Until I started working in the Internal Medicine field, I never thought I’d love elderly people so much. I had grandparents growing up that of course I loved dearly, but there was something about them that seemed somewhat disconnected from me. Mostly, I attributed it to their age; I thought that they couldn’t relate to me and the things I did because they were so much older. That and I found it hard to sit down and have a good conversation with them about anything more than how school was going and what I planned to do when I grew up. Too bad I felt that way as a child, because I surely look at them and the geriatric population in a completely different way today.

After spending 2 years in an emergency room, taking care of newborns through adults, I changed fields and entered into my current job in internal medicine. The first day of work I noticed that 80% of my patient population was over the age of 50. Basically, I felt like I was taking care of my parents and grandparents each day. I soon learned that I did not miss the kids. I like kids, don’t get me wrong, but when they are sick and yelling and screaming while you fight them to look into their ears or throats, believe me, you wouldn’t miss it either!

I noticed that the younger patients who I did see in my office were often somewhat embarrassed to open up to me about their symptoms and problems. When I talked with the older patients, they looked me in the eye and told me exactly how they felt. The younger patients often skipped appointments if they were feeling better rather than calling in to cancel. The older population often still followed up as they were scheduled, “Just to be sure everything is ok.” There are always going to be some rude or non-compliant patients out there no matter the age, but what struck me about my geriatric patients was that they had no problem being kind but honest with me. If they felt a new treatment was going to be a waste of their time, they said so. I remember recommending one gentleman go see a hematologist about his abnormal blood labs and easy bruising; he flat out refused. He said, “Let’s recheck the labs again; if they are still abnormal and I need another transfusion then I will think about seeing this specialist.” He just didn’t want to be bothered, at the ripe young age of 92, with yet another doctor’s appointment when he could be at home enjoying his time with his wife. I can’t say that I blamed him.

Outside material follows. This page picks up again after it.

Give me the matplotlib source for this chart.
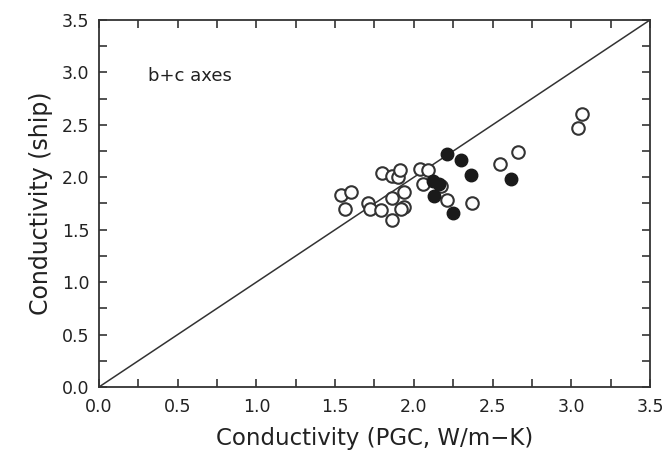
import matplotlib
matplotlib.use("Agg")
import matplotlib.pyplot as plt
from matplotlib.ticker import MultipleLocator

# PGC vs ship conductivity, b+c axes
open_x = [1.54, 1.60, 1.56, 1.71, 1.72, 1.79, 1.80, 1.86, 1.90, 1.91,
          1.86, 1.94, 1.94, 1.92, 1.86, 2.04, 2.09, 2.06, 2.17, 2.21,
          2.37, 2.55, 2.66, 3.04, 3.07]
open_y = [1.83, 1.86, 1.70, 1.75, 1.70, 1.69, 2.04, 2.01, 2.00, 2.07,
          1.80, 1.86, 1.72, 1.70, 1.59, 2.08, 2.07, 1.94, 1.92, 1.78,
          1.75, 2.13, 2.24, 2.47, 2.60]

filled_x = [2.21, 2.30, 2.36, 2.12, 2.16, 2.13, 2.25, 2.62]
filled_y = [2.22, 2.16, 2.02, 1.96, 1.94, 1.82, 1.66, 1.98]

line_x = [0.0, 3.5]
line_y = [0.0, 3.5]

fig = plt.figure(figsize=(6.71, 4.54), dpi=100)
ax = fig.add_axes([0.1475, 0.1476, 0.8212, 0.8084])

ax.plot(line_x, line_y, color="#333333", lw=1.1)
ax.plot(open_x, open_y, "o", ms=9, mfc="white", mec="#333333", mew=1.5, ls="none")
ax.plot(filled_x, filled_y, "o", ms=9, mfc="#1a1a1a", mec="#1a1a1a", mew=1.0, ls="none")

ax.text(0.31, 2.97, "b+c axes", fontsize=13, va="center", color="#222222")

ax.set_xlim(0, 3.5)
ax.set_ylim(0, 3.5)
ax.xaxis.set_major_locator(MultipleLocator(0.5))
ax.yaxis.set_major_locator(MultipleLocator(0.5))
ax.xaxis.set_minor_locator(MultipleLocator(0.25))
ax.yaxis.set_minor_locator(MultipleLocator(0.25))
ax.xaxis.set_major_formatter(plt.FormatStrFormatter("%.1f"))
ax.yaxis.set_major_formatter(plt.FormatStrFormatter("%.1f"))
ax.tick_params(which="both", direction="in", top=True, right=True,
               length=6, width=1.2, color="#333333")
ax.tick_params(axis="x", pad=8)
ax.tick_params(axis="y", pad=7)
ax.tick_params(labelsize=12.5, labelcolor="#222222")
for s in ax.spines.values():
    s.set_linewidth(1.3)
    s.set_color("#333333")

ax.set_xlabel("Conductivity (PGC, W/m\u2212K)", fontsize=16.5, color="#222222", labelpad=8)
ax.set_ylabel("Conductivity (ship)", fontsize=17, color="#222222", labelpad=6)

fig.savefig("out.png", dpi=100)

The best part of my day is when I actually have a few extra minutes to delve into a patient’s interests or history a little further and get to hear some of the unique stories that are out there. If they would let me, most of my older folks would love to sit and talk an hour just about how things have changed since they were young. Many of them remark to me on how young I look and how could I be the one taking care of them? I am “too young to be a doctor.” I find this cute, because I am not really a doctor, but they still call me this even when I try to correct them.

I find more pleasure in my work after caring for this population, because they are often the first ones to thank me just for listening to them. They often do not care if I know for sure what their medical problem is; if I have listened and showed sincere interest in their symptoms and explained how we were going to go about looking into their problems, that was as good to them as a diagnosis. Sometimes, I do nothing more than reassure them that the rash is nothing more than a few mosquito bites clustered over their ankle or that the cough and sniffles is just a cold and not lung cancer. Just my words can bring the biggest smiles to their faces and a “thank you so much!” several times before they head down the hallway and out the door. What this population of patients does for my self esteem and pride as a healthcare provider is nothing short of priceless.

Today’s simplest pleasure:

Get to know a few people in a different age bracket than your own; you’ll be surprised the lessons they can teach you and the satisfaction it can bring to be able to connect to those outside your own generation.